The novelfocuses on the complications that arise in a manipulative and destructive friendship. When David meets Tommie in a drugstore parking lot, he has just buried his father and divorced his wife, and is maintaining a relationship with the “other woman” in his marriage. Upon learning that Tommie has no friends and appears to be unhappy at home, David convinces himself that he is doing the right thing by abducting her.

“Bonnie’s book is beautifully written on a sentence level and also takes on a very complex relationship without shirking from massively gray areas,” said Aimee Bender, professor of English in USC Dornsife who served on Nadzam’s dissertation committee. “It’s hard to know how to interpret some of the moments. Bonnie is testing our morality and our comfort levels in really interesting ways.”

 

Nadzam addresses the audience during the center’s First Novel Fête in New York City in December. Photo by Beowulf Sheehan.

The disturbing relationship continues when David convinces Tommie to join him on a road trip to his cabin in the Rockies:  

He put his arm around her shoulders and when she turned to look up at him he stooped beside the trash can and took her face in his hands and brushed the tears from her freckled cheeks with the edge of his sleeve, wiped it on his jeans. “Do you want to go home, Tommie?
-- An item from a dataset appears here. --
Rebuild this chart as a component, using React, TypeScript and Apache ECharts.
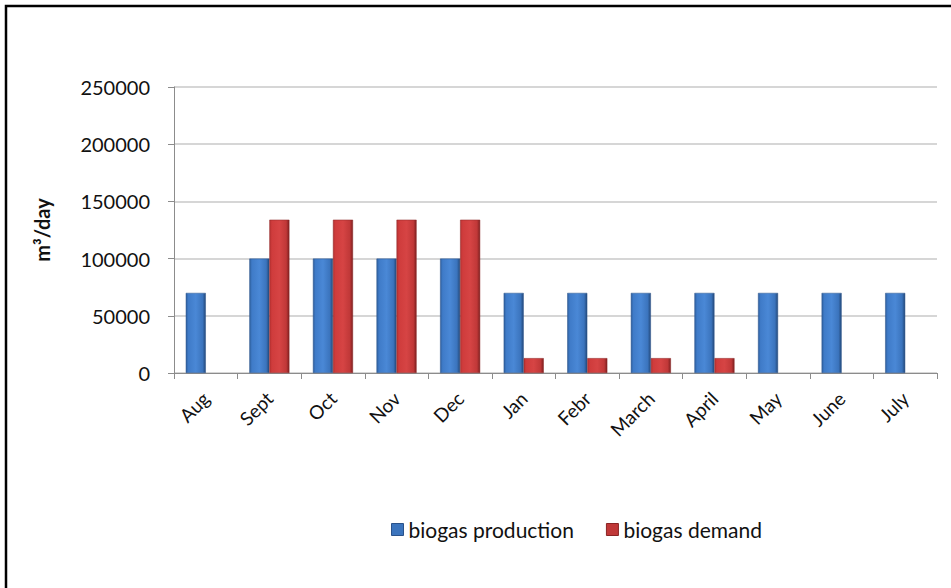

Shall I take you home to your mother?”

“Yes.” Her chest broke open now and she snorted and inhaled stuttering breath. “No.” She looked to him for help.

As the characters drive into the woods, they move farther away from reality and deeper into a journey that changes them both in ways neither expects.

“I started with a feeling from my own life — a feeling of being deluded in a relationship with someone, and how such delusion usually involves some kind of narrative both people are telling themselves and each other — consciously and unconsciously,” Nadzam said.

While at USC, Nadzam was influenced by many professors including Bender; Percival Everett, Distinguished Professor of English and director of USC Dornsife’s Ph.D. in Literature and Creative Writing program; and T.C. Boyle, Distinguished Professor of English.

“Bonnie’s novel is extraordinary,” Boyle said. “She took on a very riveting and provocative subject and made it into an emotionally gripping read with a strange love story that really worked. Her technique of using short clipped lines and building so much of the narrative from dialogue propels the novel so beautifully that it’s hard to put down.”

Nadzam is currently compiling her short stories into a collection and is writing a second novel. She understands that the subject matter in Lamb is unconventional and appreciates that readers take their time with the material.

“I realize it’s not a comfortable book to read,” she said. “That a person sets time aside from his or her life and reads it — bears witness to the kinds of manipulation and delusion that some relationships can foster — that’s more than I can ask for. I do love to hear it, though, when someone takes something from the book I didn’t even have any idea was in it.”